26 Ekim 2009 Pazartesi

STEVE SIMONSEN

























Blogda geçtiğimiz sezon Bolton ile müthiş bir performans gösteren Jussi Jääskeläinen ile ilgili bir yazı yazmıştık. Finlandiya'lı kaleci 12 yıldır Bolton Wanderers kalesinde istikrarlı bir performans veriyordu ve geçtiğimiz yılın ilk yarısında bu performansını zirveye taşıdı. Bugün de kökeni kuzeye dayanan bir kaleciden bahsedeceğiz. Fabio Capello hafta sonu White Hart Lane'e geldiğinde amacı uzun süreli bir sakatlıktan çıkmış olan Jonathan Woodgate'in ve diğer oyuncuların son durumunu görmekti. Ama hiç beklemediği bir adamdan gelen milli takımlık bir performans gördü karşısında. Maçta oynayacağı, başlama vuruşundan bir gece önce belli olan Danimarka asıllı İngiliz kaleci Steve Simonsen'den. Aslında maçta Stoke'un kalecisi Danimarka'lı Thomas Sørensen koruyacaktı ama cuma gecesi geçirdiği rahatsızlık nedeni ile kadrodan çıkarılınca kale 30 yaşındaki kaleciye emanet edildi. Stoke yedek kalecisiz çıktı maça. Simonsen de Peter Crouch ve bir dolu Tottenham'lı oyuncuya karşı tek başına savaştı. Çıkardığı çok net 4 gol pozisyonu var. Maçın belli bir dakikasından sonra gol yemeyeceği belli olan kaleciler vardır ya, hani, kaleyi 7.32'den 2 metreye indirmiş gibi görünürler. Simonsen de öyleydi işte cumartesi günü. Peter Crouch her hava topunu alıp köşelere çaktı topları o da hepsini çıkardı. Tottenham Aaron Lennon'ın sakatlığı ile 10 kişi kalınca Stoke yavaş yavaş rakip kaleyi yokladı. Önce Tuncay'ın vuruşu az farkla auta gitti, ardından da Whelan 86'da Stoke'a mucizevi bir 3 puan getirdi. Maçın 10 dakikalık özeti burada.

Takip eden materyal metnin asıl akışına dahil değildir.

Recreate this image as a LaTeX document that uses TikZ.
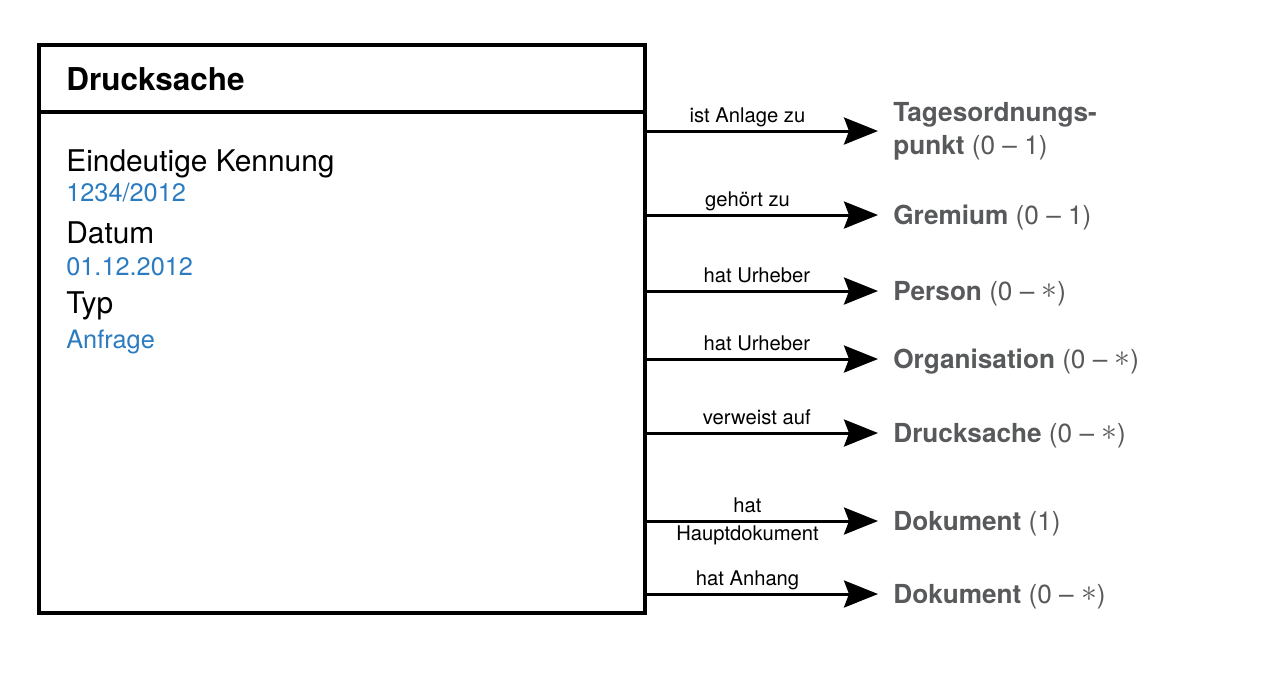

Danimarka'lı bir deniz subayının oğlu Simonsen. Annesi İngiliz. Sunderland taraftarı olarak büyümüş ve kariyerine Tranmere Rovers'da başlamış bir isim. 17 yaşında Tranmere ile ilk maçına çıktı. 19 yaşında 3.3 milyon pounda Everton'a transfer oldu ki bu Everton kulüp tarihinin en pahalı transferiydi. İngiliz futbolunun geleceği en parlak kalecilerinden birisi olarak sayılıyordu. Performansı onun 21 yaş altı milli takımına seçilmesini sağladı.Ancak 2001-02 sezonu dışında Everton'da kaldığı 6 senede yaklaşık 30 maçta forma giyebildi. 2004 yılında Stoke City'e bedelsiz transfer oldu. Stoke ile geç kalmış patlamasını yaptı ve takımın bir numaralı kalecisi oldu. 2004-05 yılında taraftarlarca yılın oyuncusu seçildi. 2006-07 sezonunda üstüste 7 maçta gol yemeyerek kulüp rekorunun sahibi oldu. Ancak 2008-09 sezonunda Danimarka'lı Sørensen'in transferi ile yedek kulübesine mahkum oldu ve sadece 5 maç oynayabildi. Bu sezona da yedek kulübesinde başladı. Ta ki cuma gecesi Sørensen'in rahatsızlığına kadar. Sahaya çıktı, Danimarkalı'yı hiç aratmadığı gibi Stoke hocası tony Pulis'in de aklını fena karıştırdı. Sørensen döndüğünde kaleyi devralacak mı, yoksa bu muhteşem performansın sahibi adamı yedek kulübesine mi çekecek.